Rangrezz works despite being saddled with a rather cliched plot, writes Ankur Pathak.
Rangrezz (remake of Tamil hit Naadodigal), which in Hindi means the person who dyes clothes (the symbolic meaning being someone who adds color to life), is a powerful film about three seemingly aimless youngsters living in the chawls of Mumbai, who are blinded by the idea of friendship, and see nothing wrong in risking their lives in the name of friendship.
Their humble background has probably rendered them with large hearts, but not-so-large ambitions as their idea of a better future is restricted to securing middle-class jobs.
Jackky Bhagnani’s Rishi leads the trio preoccupied with careless abandon of youth; and decides on a whim to help a young lad from Lalitpur elope with his girlfriend, even as their politically affluent families vehemently oppose the match.
Rishi's two friends don't even know who they are risking their lives for but it doesn’t matter. They are not only determined, but have strong notions that love shouldn’t suffer at any cost.
Ostensibly, it's the classic rebel-without-a-cause situation, but when you have someone like Priyadarshan calling the shots, expect fireworks. The explosions may not ring as loud as they are expected to but the director does pretty well with a plot that is rather clichéd and over-abused.
Using the runaway bride set-up as a determining tool of undying friendship (one loses a limb, the other suffers from impaired hearing), Priyadarshan creates a landscape of intense conflict where he then carefully places themes of youthful delinquency, unaccountable betrayal, and most of all the complex mechanism of Indian marriages.
The three actors: Jackky Bhagnani, Vijay Verma and Amitosh Nagpal perform with remarkable efficiency. Bhagnnani’s improvement from where he started out is terrific in terms of the confidence he shows as an actor but he really needs to work on his screen presence.
The other two actors, especially Vijay Verma who plays Pakkya is unbelievably spot-on as the roadside youth who cracks one fiery one-liner after another with the perfect accent and impeccable timing. Priya Anand who plays Bhagnani’s love interest is slightly annoying.
The supporting cast also performs exceptionally well (particularly Pankaj Tripathi and Lushin Dubey as warring politicians), and that kind of keeps us engaged despite the film’s rather shaky premise.
In what can be termed as Rajpal Yadav’s comeback, the actor rocks the screen with enormous doses of comic relief.

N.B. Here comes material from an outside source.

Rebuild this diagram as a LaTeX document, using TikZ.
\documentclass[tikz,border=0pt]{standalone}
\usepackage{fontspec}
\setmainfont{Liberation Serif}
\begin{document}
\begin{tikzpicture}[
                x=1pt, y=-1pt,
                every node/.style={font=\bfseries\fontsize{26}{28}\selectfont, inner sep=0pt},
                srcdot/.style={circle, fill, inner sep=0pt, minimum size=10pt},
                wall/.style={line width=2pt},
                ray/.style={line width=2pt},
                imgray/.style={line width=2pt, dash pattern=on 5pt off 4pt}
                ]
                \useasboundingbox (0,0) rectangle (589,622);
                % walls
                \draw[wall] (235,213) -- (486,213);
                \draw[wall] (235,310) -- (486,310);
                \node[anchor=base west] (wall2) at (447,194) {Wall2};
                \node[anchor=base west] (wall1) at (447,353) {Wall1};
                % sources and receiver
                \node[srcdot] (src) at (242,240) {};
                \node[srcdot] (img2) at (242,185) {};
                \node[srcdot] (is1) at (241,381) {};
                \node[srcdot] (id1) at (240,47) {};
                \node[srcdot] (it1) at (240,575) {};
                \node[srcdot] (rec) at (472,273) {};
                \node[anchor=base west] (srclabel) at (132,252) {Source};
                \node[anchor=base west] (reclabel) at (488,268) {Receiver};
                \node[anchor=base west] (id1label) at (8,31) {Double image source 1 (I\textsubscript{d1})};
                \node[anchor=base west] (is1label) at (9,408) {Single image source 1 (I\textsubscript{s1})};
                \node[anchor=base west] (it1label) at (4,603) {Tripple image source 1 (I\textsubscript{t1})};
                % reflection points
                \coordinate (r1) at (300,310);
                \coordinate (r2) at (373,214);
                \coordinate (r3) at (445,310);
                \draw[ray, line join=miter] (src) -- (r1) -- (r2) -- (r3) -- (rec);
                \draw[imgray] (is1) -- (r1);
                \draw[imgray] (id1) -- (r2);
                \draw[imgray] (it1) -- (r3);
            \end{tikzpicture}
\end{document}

The joy of Rangrezz is also in the details it captures, thanks to the ever-reliable Santosh Sivan who photographs the film with a gritty sophistication while the production-designers create a convincing world of the struggling middle-class; the constant focus on the Bandra-Worli sea-link metaphorically representing aspirations of a prosperous life ahead.
What’s sweeping is the vibrant urgency with which the camera detains some of the movie’s crucial scenes. The exaggerated background score compliments the swift camera movements, but somewhere the Singham-esque violence doesn’t fit in.
Rangrezz is a powerful social drama that brims with the urgency of the young and the audacious. Its ideology may be deeply flawed but perhaps that’s the point the film is trying to make: being clueless; and often misguided while being young is probably the right way towards self-discovery.